Lucas's Journal reveals that the death of Shelagh Clutton-Brock (see F. L. Lucas, Personal life) was much in his mind as he was writing Docto Dido, his sense of sorrow and loss probably colouring his account of Plampin's sorrow for the lost Sophie.[12]
Doctor Dido is the familiar story of the middle-aged bachelor who falls in love with a woman much younger than himself, and pays for much bliss with much unhappiness.[13] It explores "The dreadful fatality of passion, its inhuman indifference, once its tide has turned, to all that the most devoted adoration can ever do to turn it back again".[14] It is, in addition, a satire on University life, contrasting the parochialism of Cambridge with the world-shaking events on the Continent, the malice of the Combination-Room with the kindliness of individuals. It disapproves of the monasticism imposed on dons by the ban on married Fellows:
—"Good God, Pellew, without assistance I don't believe you would know a woman from an isosceles triangle."
—"I would not go quite so far as that. I know something of isosceles triangles."[15] Like the earlier Cécile (1930) and the later English Agent (1969), Doctor Dido traces the tension between 18th-century rationalism and, in varying forms, Romantic unreason. Samuel Plampin is a man of the Age of Reason who has outlived his era and feels alienated by the new world. Too late, he realises that he, the satirical historian of "Enthusiasm", has himself been guilty of Romantic excess. Lucas's hostility to religion is another undercurrent in the novel, as it was in Cécile and in the novella The Woman Clothed with the Sun (1937). When Plampin adduces Mr Paley's watchmaker analogy to try to convince Sophie, she crushes him with the reply: "Mon ami, if as he says a watch implies a watchmaker, then a crime implies a criminal... Either abandon all reasoning for ever, or admit that God is meaner than yourself – you who would never will a single ant an instant's pain."[16]

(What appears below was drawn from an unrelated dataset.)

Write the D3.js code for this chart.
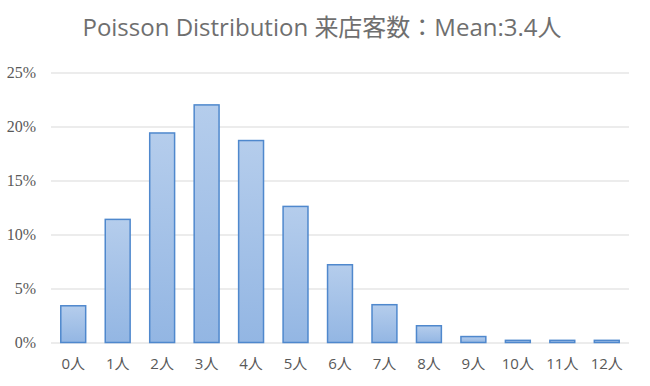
<!DOCTYPE html>
<html>
<head>
<meta charset="utf-8">
<script src="https://cdn.jsdelivr.net/npm/d3@7"></script>
<style>
  body { margin: 0; background: #fff; }
  svg { display: block; }
</style>
</head>
<body>
<div id="chart"></div>
<script>
const categories = ["0人", "1人", "2人", "3人", "4人", "5人", "6人", "7人", "8人", "9人", "10人", "11人", "12人"];
const probabilities = [0.034, 0.114, 0.194, 0.220, 0.187, 0.126, 0.072, 0.035, 0.0155, 0.0055, 0.002, 0.002, 0.002];
const yTicks = [0, 0.05, 0.10, 0.15, 0.20, 0.25];
const title = "Poisson Distribution 来店客数：Mean:3.4人";

const svg = d3.select("#chart")
    .append("svg")
    .attr("width", 650)
    .attr("height", 386);

let margin = {top: 72.5, right: 21, bottom: 43.5, left: 51},
    width = +svg.attr("width") - margin.left - margin.right,
    height = +svg.attr("height") - margin.top - margin.bottom;

let x = d3.scaleBand().domain(categories).range([0, width]).paddingInner(0.44).paddingOuter(0.22),
    y = d3.scaleLinear().domain([0, 0.25]).range([height, 0]);

const defs = svg.append("defs");
const grad = defs.append("linearGradient")
    .attr("id", "barGrad")
    .attr("x1", 0).attr("y1", 0).attr("x2", 0).attr("y2", 1);
grad.append("stop").attr("offset", "0%").attr("stop-color", "#b5cdec");
grad.append("stop").attr("offset", "100%").attr("stop-color", "#93b6e3");

svg.append("text")
    .attr("x", 322)
    .attr("y", 36)
    .attr("text-anchor", "middle")
    .attr("fill", "#6f6f6f")
    .style("font-family", "'Open Sans', 'Noto Sans CJK JP', sans-serif")
    .style("font-size", "24px")
    .text(title);

let g = svg.append("g")
    .attr("transform", "translate(" + margin.left + "," + margin.top + ")");

// gridlines + y labels
g.append("g")
    .call(d3.axisLeft(y).tickValues(yTicks).tickSize(-width).tickFormat(d3.format(".0%")).tickPadding(15))
    .call(a => a.select(".domain").remove())
    .call(a => a.selectAll("line").attr("stroke", "#d9d9d9").attr("stroke-width", 1.2))
    .call(a => a.selectAll("text")
        .attr("fill", "#595959")
        .style("font-family", "'Liberation Serif', 'DejaVu Serif', serif")
        .style("font-size", "16px"));

g.selectAll(".bar")
    .data(probabilities)
    .enter().append("rect")
    .attr("class", "bar")
    .attr("x", (d, i) => x(categories[i]))
    .attr("y", d => y(d))
    .attr("width", x.bandwidth())
    .attr("height", d => height - y(d))
    .attr("fill", "url(#barGrad)")
    .attr("stroke", "#4f88cd")
    .attr("stroke-width", 1.5);

g.append("g")
    .attr("transform", "translate(0," + height + ")")
    .call(d3.axisBottom(x).tickSize(0).tickPadding(16))
    .call(a => a.select(".domain").remove())
    .call(a => a.selectAll("text")
        .attr("fill", "#595959")
        .style("font-family", "'Open Sans', 'Noto Sans CJK JP', sans-serif")
        .style("font-size", "15px"));
</script>
</body>
</html>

The novel had mixed reviews. "The book wears altogether too studied an air," noted The Times Literary Supplement ; "it carries a miscellaneous load of literary learning with a jocular lightness that seems rather forced and all too soon becomes monotonous. Mr Lucas may claim complete realism for his study of heavily academic manners, but the fact remains that realism of this sort makes for fatiguing reading."[17] "Doctor Dido has its longueurs," admitted another reviewer. "Its brilliant scenes of Cambridge university life at the end of the eighteenth century are too cruel."[18] Forrest Reid in The Spectator disagreed: "It has far too much vitality to be depressing," he wrote, "and for the reader at least, if not for Dr Plampin, there is the consolation of humour, wit, and irony."[19] Several reviewers noted the novel's emotive appeal. "The futility and loneliness which overwhelm the returned Dr Plampin," noted Desmond Shawe-Taylor in the New Statesman, "are so touchingly conveyed that we find ourselves at last really concerned for this author of A Natural History of Enthusiasm who had been unable to buttress his own heart against the unreasonable tides of passion."[20] "It deserves to be read and appreciated," stated The Cornhill. "Dr Plampin and Sophie will not readily fade from the reader's remembrance."[21] Appraising Doctor Dido in The Cambridge Review, D. A. Winstanley, author of The University of Cambridge in the Eighteenth Century (1922), one of Lucas's sources, thought the novel "most charming": "Nor is it only for its human appeal that this book deserves to be read. If it contained nothing but its descriptions of Cambridge scenery it would be a thing of delight."[22]
The novel was published on 8 September 1938 by Cassell and Company of London, whose director was Lucas's former student Desmond Flower.[23] It sold slowly. Cassell's London warehouse was destroyed in the Blitz, with the result that copies of the novel are now scarce. There was no US or Canadian edition. Flower nevertheless considered Doctor Dido Lucas's most successful novel artistically,[24] and in 1967, at the time of Lucas's death, was planning to reprint it.[25] Priority, however, was given to Lucas's new novel, The English Agent, written in his retirement (published posthumously by Cassell in 1969), and the planned reprint of Doctor Dido came to nothing.